- Data section -
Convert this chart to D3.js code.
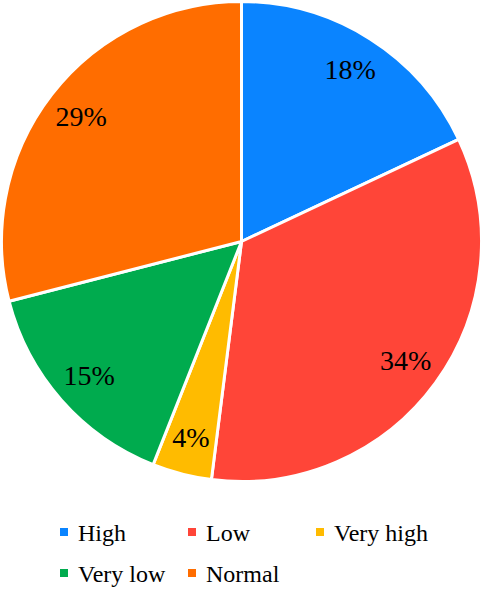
<!DOCTYPE html>
<html>
<head>
<meta charset="utf-8">
<style>
  body { margin: 0; background: #fff; }
  svg { display: block; }
  svg text { font-family: "Liberation Serif", "Times New Roman", Times, serif; }
</style>
</head>
<body>
<div id="pieChart"></div>
<script src="https://d3js.org/d3.v7.min.js"></script>
<script>
// data
var categories = ["High", "Low", "Very high", "Very low", "Normal"];
var values = [18, 34, 4, 15, 29];
var colors = ["#0A84FF", "#FF4538", "#FFBB00", "#00AB4E", "#FF6D00"];

var width = 484, height = 590;
var radius = 240, cx = 241.5, cy = 241.5;

var svg = d3.select("#pieChart")
  .append("svg")
    .attr("width", width)
    .attr("height", height);

var color = d3.scaleOrdinal().domain(categories).range(colors);

var data = categories.map(function(c, i) { return {key: c, value: values[i]}; });

var pie = d3.pie()
  .sort(null)
  .value(function(d) { return d.value; });

var arc = d3.arc().innerRadius(0).outerRadius(radius);
var labelArc = d3.arc().innerRadius(203).outerRadius(203);

var g = svg.append("g")
  .attr("transform", "translate(" + cx + "," + cy + ")");

var slices = pie(data);

g.selectAll("path.slice")
  .data(slices)
  .enter()
  .append("path")
    .attr("class", "slice")
    .attr("d", arc)
    .attr("fill", function(d) { return color(d.data.key); })
    .attr("stroke", "#fff")
    .attr("stroke-width", 3)
    .attr("stroke-linejoin", "round");

g.selectAll("text.pct")
  .data(slices)
  .enter()
  .append("text")
    .attr("class", "pct")
    .attr("transform", function(d) { return "translate(" + labelArc.centroid(d) + ")"; })
    .attr("text-anchor", "middle")
    .attr("dy", "0.33em")
    .attr("font-size", 28)
    .attr("fill", "#000")
    .text(function(d) { return d.data.value + "%"; });

// legend, three per row
var legend = svg.append("g")
  .attr("transform", "translate(60,541)");

var item = legend.selectAll("g.item")
  .data(categories)
  .enter()
  .append("g")
    .attr("class", "item")
    .attr("transform", function(d, i) {
      return "translate(" + (i % 3) * 128 + "," + Math.floor(i / 3) * 41 + ")";
    });

item.append("rect")
  .attr("x", 0)
  .attr("y", -13)
  .attr("width", 8)
  .attr("height", 8)
  .attr("fill", function(d) { return color(d); });

item.append("text")
  .attr("x", 18)
  .attr("y", 0)
  .attr("font-size", 24)
  .attr("fill", "#000")
  .text(function(d) { return d; });
</script>
</body>
</html>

- Stated task -
Copy nothing but the lines from the first one in the listing through the line with "var data = categories.map(function(c, i)", and omit the pictures.

- Solution for this exercise -
Convert this chart to D3.js code.
<!DOCTYPE html>
<html>
<head>
<meta charset="utf-8">
<style>
  body { margin: 0; background: #fff; }
  svg { display: block; }
  svg text { font-family: "Liberation Serif", "Times New Roman", Times, serif; }
</style>
</head>
<body>
<div id="pieChart"></div>
<script src="https://d3js.org/d3.v7.min.js"></script>
<script>
// data
var categories = ["High", "Low", "Very high", "Very low", "Normal"];
var values = [18, 34, 4, 15, 29];
var colors = ["#0A84FF", "#FF4538", "#FFBB00", "#00AB4E", "#FF6D00"];

var width = 484, height = 590;
var radius = 240, cx = 241.5, cy = 241.5;

var svg = d3.select("#pieChart")
  .append("svg")
    .attr("width", width)
    .attr("height", height);

var color = d3.scaleOrdinal().domain(categories).range(colors);

var data = categories.map(function(c, i) { return {key: c, value: values[i]}; });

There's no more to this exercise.